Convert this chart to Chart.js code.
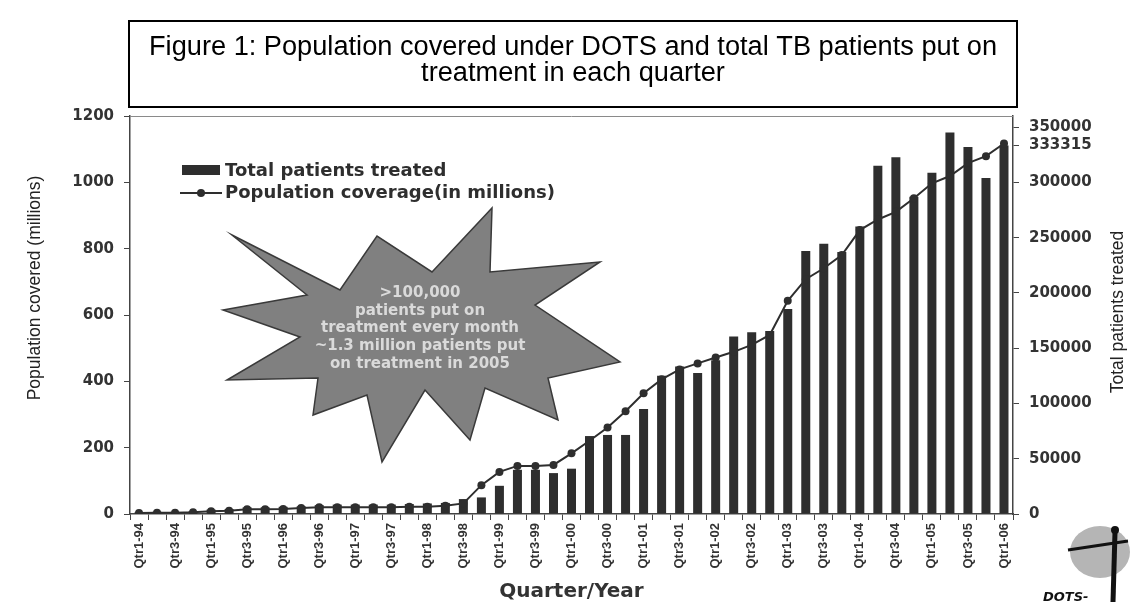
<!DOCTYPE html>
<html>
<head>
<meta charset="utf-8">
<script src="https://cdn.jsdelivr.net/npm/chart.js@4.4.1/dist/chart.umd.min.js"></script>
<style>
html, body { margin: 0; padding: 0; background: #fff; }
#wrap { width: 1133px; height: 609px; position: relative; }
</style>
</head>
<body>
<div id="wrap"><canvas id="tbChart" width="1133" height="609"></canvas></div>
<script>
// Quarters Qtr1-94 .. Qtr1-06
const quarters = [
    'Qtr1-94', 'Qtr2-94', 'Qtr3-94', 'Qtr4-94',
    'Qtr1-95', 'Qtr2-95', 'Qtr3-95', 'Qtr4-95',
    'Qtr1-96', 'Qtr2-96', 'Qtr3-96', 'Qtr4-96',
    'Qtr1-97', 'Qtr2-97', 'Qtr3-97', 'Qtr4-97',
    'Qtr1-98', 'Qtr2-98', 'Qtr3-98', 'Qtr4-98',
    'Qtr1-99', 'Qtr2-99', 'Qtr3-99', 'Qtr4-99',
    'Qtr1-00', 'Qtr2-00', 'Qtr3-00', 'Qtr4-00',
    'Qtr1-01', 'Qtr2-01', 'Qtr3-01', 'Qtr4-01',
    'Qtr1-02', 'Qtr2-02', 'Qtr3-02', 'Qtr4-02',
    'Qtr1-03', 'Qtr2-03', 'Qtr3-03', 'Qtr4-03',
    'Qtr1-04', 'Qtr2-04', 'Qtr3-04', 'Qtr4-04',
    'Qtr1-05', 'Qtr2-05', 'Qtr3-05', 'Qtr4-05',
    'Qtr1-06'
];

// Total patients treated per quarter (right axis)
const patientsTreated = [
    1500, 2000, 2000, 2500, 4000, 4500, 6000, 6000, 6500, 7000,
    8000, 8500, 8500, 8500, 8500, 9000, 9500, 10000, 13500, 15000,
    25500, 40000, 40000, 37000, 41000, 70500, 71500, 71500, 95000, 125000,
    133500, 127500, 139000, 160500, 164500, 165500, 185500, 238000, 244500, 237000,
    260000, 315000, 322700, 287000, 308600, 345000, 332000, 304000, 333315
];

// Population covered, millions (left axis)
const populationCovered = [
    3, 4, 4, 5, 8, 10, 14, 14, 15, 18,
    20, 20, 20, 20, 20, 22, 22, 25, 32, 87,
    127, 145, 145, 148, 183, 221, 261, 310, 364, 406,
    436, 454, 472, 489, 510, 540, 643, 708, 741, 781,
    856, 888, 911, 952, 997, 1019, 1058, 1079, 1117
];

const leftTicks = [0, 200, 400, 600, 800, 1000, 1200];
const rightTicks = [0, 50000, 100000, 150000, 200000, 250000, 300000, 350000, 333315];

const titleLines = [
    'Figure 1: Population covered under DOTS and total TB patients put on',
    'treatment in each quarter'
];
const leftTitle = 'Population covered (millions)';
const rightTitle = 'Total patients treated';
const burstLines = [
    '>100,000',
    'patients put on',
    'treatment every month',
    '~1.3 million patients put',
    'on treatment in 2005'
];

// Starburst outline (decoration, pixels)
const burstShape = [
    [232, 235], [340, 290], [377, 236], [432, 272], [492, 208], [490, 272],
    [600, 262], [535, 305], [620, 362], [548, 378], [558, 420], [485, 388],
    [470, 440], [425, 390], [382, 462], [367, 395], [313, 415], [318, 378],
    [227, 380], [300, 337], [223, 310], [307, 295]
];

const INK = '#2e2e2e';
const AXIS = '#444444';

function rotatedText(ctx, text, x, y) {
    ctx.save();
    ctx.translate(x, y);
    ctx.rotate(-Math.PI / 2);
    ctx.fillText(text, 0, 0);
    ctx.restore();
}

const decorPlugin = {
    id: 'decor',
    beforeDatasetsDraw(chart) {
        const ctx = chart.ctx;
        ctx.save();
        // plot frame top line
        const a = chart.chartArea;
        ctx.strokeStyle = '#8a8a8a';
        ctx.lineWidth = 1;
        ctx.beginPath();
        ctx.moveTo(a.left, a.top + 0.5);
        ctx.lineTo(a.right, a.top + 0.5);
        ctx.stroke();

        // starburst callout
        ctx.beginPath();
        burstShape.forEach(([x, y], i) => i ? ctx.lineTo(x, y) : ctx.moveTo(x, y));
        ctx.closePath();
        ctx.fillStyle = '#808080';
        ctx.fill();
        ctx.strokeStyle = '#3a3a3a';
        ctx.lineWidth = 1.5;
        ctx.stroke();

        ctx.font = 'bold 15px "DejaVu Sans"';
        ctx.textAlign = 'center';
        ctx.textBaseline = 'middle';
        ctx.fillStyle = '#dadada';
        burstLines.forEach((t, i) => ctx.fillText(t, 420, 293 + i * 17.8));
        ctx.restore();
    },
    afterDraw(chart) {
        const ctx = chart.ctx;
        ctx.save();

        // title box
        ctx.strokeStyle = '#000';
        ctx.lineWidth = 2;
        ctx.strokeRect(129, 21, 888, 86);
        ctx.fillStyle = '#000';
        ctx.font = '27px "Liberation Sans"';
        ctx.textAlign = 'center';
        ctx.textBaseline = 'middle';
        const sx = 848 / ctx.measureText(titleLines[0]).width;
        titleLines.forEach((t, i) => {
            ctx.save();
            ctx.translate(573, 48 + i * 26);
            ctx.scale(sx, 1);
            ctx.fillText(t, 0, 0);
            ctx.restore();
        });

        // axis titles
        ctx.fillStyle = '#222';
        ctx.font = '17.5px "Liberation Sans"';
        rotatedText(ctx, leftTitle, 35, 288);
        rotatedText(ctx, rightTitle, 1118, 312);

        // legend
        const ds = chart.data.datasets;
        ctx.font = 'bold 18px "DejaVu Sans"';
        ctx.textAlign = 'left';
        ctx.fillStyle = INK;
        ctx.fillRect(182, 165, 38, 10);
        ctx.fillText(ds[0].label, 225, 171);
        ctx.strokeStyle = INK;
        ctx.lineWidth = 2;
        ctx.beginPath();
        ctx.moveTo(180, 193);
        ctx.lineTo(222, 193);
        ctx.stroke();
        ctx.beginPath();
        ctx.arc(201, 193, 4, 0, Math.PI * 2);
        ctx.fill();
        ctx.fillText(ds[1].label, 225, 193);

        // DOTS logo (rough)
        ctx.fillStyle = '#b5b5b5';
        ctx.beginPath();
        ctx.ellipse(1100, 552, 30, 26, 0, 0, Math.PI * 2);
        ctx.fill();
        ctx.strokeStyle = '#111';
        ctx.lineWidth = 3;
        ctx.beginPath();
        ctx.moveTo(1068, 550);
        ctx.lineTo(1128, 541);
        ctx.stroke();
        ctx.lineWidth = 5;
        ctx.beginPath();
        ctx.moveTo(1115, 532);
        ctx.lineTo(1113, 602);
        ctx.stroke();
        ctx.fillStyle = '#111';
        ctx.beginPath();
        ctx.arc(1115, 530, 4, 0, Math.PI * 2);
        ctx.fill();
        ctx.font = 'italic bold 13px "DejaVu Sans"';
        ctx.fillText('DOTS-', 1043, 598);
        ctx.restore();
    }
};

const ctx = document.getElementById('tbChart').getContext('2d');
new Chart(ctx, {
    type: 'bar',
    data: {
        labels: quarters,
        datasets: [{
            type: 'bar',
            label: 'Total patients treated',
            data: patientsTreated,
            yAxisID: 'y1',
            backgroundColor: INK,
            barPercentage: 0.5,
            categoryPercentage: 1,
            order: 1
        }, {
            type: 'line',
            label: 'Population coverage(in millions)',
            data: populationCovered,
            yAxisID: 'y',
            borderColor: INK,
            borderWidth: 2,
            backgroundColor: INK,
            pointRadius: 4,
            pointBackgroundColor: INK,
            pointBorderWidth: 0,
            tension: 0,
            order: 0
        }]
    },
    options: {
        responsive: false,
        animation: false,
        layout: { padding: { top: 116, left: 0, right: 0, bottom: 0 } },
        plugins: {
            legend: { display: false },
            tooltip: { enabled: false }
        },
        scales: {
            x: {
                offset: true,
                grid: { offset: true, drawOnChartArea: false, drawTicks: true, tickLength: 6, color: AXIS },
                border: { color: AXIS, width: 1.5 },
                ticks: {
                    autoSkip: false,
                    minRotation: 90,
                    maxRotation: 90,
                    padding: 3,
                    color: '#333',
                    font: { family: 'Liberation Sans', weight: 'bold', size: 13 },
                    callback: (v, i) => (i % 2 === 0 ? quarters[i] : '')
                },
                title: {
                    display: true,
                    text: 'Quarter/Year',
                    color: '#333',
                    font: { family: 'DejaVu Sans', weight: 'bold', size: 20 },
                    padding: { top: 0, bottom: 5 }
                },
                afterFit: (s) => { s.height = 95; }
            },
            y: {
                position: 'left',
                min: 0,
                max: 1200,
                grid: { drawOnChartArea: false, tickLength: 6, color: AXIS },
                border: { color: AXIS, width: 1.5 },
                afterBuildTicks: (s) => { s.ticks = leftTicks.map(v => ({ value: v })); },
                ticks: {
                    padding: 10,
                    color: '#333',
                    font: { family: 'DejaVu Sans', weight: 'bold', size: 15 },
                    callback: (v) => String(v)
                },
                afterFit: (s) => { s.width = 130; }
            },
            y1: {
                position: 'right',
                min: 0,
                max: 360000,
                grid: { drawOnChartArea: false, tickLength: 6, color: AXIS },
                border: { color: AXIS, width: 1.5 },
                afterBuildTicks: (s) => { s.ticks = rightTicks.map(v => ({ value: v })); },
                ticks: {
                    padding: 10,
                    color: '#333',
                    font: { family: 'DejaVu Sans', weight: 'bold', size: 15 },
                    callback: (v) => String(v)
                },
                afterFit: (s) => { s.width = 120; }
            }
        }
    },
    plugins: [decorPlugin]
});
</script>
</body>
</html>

***

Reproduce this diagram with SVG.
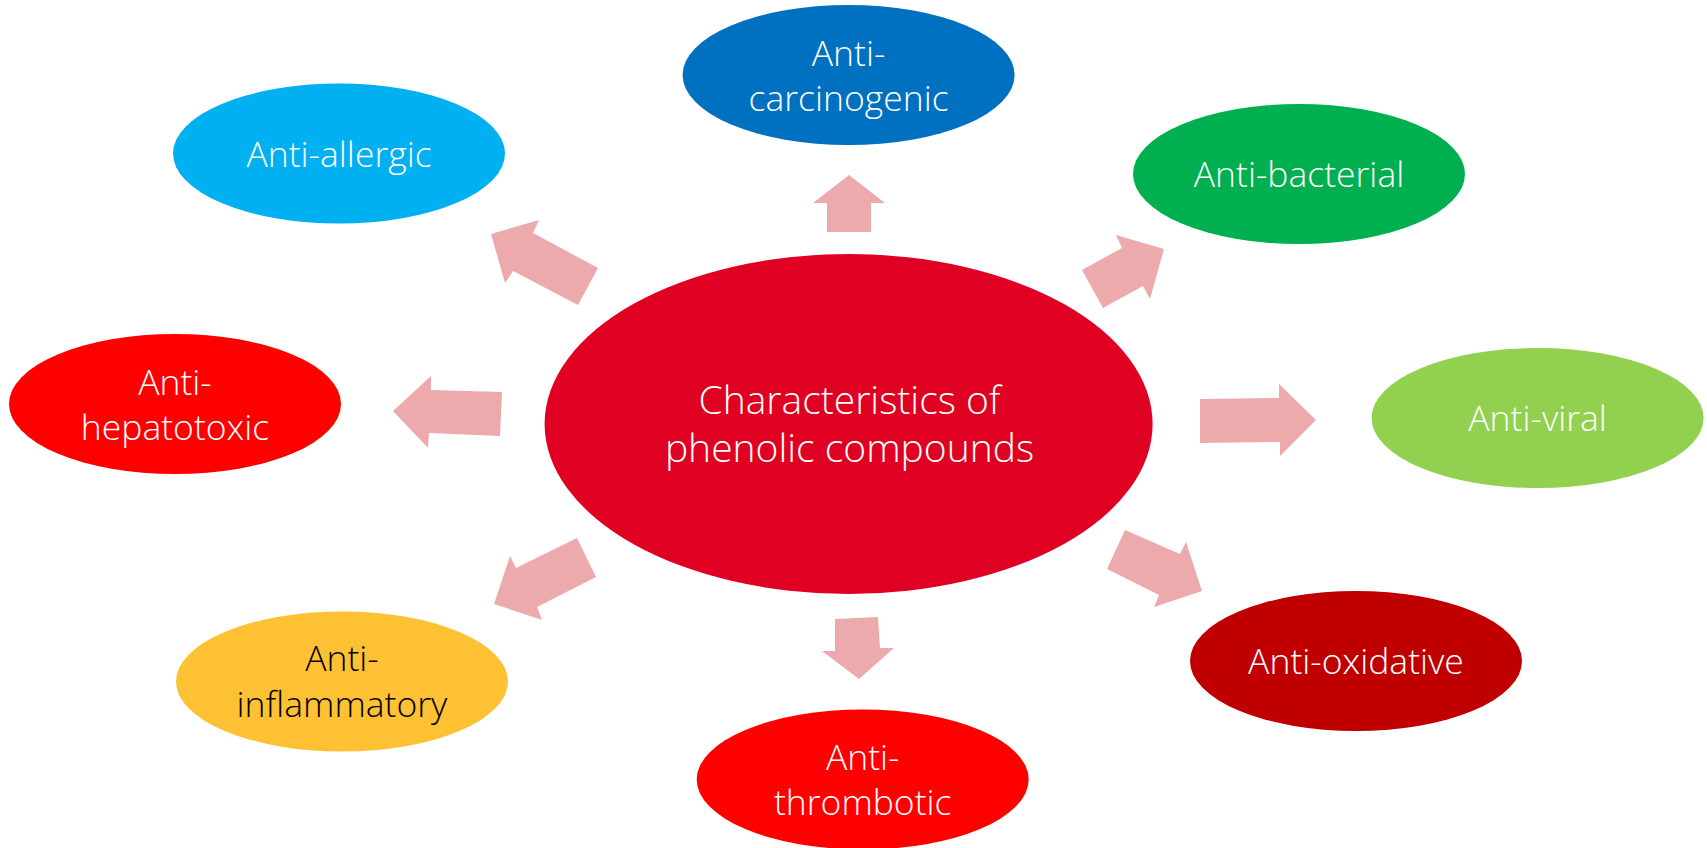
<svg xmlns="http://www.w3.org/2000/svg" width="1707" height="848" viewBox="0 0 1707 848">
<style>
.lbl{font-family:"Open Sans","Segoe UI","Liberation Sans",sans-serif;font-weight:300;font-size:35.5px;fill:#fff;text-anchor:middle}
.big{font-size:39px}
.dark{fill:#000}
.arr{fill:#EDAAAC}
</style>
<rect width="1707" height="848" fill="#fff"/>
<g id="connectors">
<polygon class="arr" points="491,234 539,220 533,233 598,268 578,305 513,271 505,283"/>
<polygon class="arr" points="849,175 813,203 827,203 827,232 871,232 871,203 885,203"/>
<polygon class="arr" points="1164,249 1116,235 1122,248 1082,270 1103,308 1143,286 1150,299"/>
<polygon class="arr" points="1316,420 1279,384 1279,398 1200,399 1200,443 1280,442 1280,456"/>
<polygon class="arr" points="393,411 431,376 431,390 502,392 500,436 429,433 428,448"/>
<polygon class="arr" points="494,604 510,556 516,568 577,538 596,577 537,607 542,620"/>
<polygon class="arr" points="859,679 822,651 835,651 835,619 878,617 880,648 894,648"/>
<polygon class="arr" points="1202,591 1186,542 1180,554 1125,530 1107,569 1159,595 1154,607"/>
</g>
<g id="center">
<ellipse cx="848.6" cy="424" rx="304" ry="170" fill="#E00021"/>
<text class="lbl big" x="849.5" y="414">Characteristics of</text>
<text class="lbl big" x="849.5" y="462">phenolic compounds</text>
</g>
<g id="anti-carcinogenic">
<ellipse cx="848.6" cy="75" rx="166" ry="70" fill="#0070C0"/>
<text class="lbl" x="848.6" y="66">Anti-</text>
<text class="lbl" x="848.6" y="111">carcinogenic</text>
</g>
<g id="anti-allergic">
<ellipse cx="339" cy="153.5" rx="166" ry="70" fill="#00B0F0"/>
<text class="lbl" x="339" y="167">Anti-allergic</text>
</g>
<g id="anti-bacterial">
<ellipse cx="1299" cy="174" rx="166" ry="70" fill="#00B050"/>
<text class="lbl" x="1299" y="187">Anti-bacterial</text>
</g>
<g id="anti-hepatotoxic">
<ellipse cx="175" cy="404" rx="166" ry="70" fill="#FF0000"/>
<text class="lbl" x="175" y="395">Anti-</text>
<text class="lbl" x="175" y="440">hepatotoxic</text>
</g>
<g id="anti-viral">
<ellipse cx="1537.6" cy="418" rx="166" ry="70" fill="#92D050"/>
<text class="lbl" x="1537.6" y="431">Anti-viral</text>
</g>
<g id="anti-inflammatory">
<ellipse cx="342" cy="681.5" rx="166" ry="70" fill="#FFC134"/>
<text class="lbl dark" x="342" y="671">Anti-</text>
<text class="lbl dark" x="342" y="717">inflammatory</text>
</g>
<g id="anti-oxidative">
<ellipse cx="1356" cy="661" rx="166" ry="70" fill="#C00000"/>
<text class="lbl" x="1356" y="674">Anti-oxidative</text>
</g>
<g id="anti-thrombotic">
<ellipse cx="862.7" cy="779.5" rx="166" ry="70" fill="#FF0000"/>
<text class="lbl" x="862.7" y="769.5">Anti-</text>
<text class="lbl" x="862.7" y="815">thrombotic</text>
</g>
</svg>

***

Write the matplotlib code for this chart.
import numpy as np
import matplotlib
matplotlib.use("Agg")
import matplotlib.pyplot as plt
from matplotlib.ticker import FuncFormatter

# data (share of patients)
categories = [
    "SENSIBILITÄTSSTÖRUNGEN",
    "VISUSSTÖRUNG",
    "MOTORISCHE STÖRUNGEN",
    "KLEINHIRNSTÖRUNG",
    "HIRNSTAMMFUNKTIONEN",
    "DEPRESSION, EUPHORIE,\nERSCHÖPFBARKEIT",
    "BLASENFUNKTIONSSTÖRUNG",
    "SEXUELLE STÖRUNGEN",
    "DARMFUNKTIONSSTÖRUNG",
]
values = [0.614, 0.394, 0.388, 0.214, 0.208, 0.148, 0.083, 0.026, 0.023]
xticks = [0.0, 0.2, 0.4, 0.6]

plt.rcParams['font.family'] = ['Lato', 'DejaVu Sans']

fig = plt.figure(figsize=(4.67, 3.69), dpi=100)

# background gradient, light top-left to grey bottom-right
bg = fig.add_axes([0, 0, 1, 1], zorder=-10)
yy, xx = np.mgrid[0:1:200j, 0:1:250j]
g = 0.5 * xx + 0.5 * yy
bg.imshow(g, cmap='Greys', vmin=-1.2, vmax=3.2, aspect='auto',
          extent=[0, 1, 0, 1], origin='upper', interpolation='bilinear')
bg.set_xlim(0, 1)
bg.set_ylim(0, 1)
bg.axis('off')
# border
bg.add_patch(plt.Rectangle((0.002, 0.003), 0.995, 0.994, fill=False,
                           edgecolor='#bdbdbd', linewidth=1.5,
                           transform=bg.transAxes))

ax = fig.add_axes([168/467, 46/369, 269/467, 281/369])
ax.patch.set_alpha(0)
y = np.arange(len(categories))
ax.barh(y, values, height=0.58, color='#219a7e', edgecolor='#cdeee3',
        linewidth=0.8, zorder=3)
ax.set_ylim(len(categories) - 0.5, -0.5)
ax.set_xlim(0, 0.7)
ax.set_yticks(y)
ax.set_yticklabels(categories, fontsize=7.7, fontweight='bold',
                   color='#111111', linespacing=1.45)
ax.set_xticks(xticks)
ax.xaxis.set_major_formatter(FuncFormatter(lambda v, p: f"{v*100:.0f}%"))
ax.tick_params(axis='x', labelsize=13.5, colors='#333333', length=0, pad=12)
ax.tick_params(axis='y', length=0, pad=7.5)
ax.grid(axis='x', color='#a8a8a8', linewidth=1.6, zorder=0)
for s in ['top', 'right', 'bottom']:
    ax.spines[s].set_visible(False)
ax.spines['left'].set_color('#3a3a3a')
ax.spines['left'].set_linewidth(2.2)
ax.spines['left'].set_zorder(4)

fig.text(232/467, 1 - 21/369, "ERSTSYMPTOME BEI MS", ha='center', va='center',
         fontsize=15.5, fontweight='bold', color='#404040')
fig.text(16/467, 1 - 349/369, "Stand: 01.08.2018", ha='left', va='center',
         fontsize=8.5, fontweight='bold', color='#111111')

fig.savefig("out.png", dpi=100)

***

WRITTEN EXERCISE: Print exactly the lines from the one containing "Write the matplotlib code for this chart." to the one containing "from matplotlib.ticker import FuncFormatter", both included, and nothing else.

THE RESPONSE:
Write the matplotlib code for this chart.
import numpy as np
import matplotlib
matplotlib.use("Agg")
import matplotlib.pyplot as plt
from matplotlib.ticker import FuncFormatter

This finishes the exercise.